One day earlier Walmart stated, in a filing made in federal court, that Morgan and other passengers in the limo struck from behind by a Walmart truck bear some or all of the responsibility for their injuries/death because of their “failure to properly wear an appropriate available seatbelt restraint device.” The July accident injured Morgan and killed James McNair as Morgan returned from a show in Delaware. Morgan spent several weeks in rehab with rib and leg injuries.

After the filing by Walmart Stores Inc., based in Bentonville, Arkansas, an attorney representing the Saturday Night Live alum and the other plaintiffs called Walmart’s claim “surprising and appalling.” Added attorney Benedict Morelli,  “It’s disingenuous…It’s not what they said they were going to do initially, which was take full responsibility. I’m very upset, not for myself but for the families I represent.”

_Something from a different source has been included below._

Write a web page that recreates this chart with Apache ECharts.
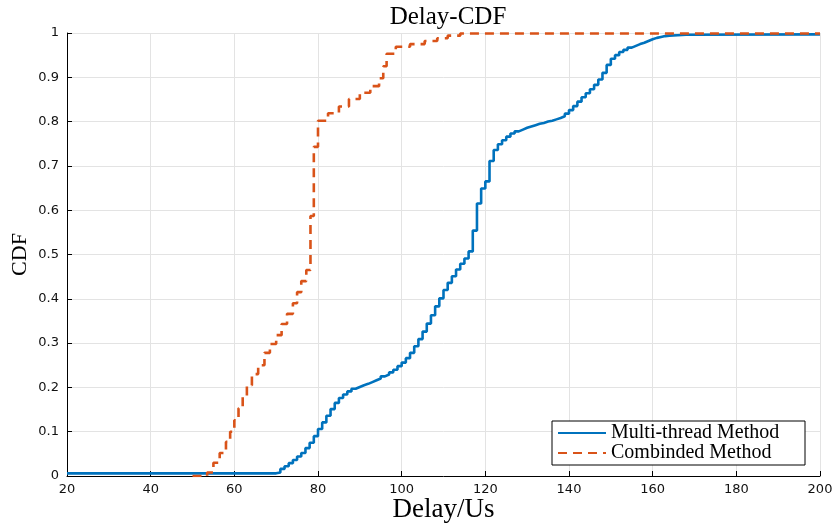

The lawsuit seeks a jury trial and punitive and compensatory damages. It says the retail giant should have known that its truck driver had been awake for more than 24 hours before the crash and that his commute of 700 miles from his home in Georgia to work in Delaware was “unreasonable.” It also alleges the driver fell asleep at the wheel, the AP reported. Truck driver Kevin Roper, of Jonesboro, Georgia, pleaded not guilty to death by auto and assault by auto charges in state court. A criminal complaint also accuses him of not sleeping for more than 24 hours before the crash, a violation of New Jersey law.

Walmart spokeswoman Brooke Buchanan said in an email that the company “continues to stand willing to work with Mr. Morgan and the other plaintiffs to resolve this matter.”

Passengers Ardley Fuqua and Jeffrey Millea and Millea’s wife, Krista Millea, also are named as plaintiffs in the lawsuit.

A report by federal transportation safety investigators said Roper was driving 65 mph before he crashing into the limo. The speed limit in that area of the New Jersey Turnpike is 55 mph and was lowered to 45 mph that night because of construction.

Roper had been on the job about 13 1/2 hours at the time of the crash, the report concluded. Federal rules permit truck drivers to work up to 14 hours a day, with a maximum of 11 hours behind the wheel, according to the AP.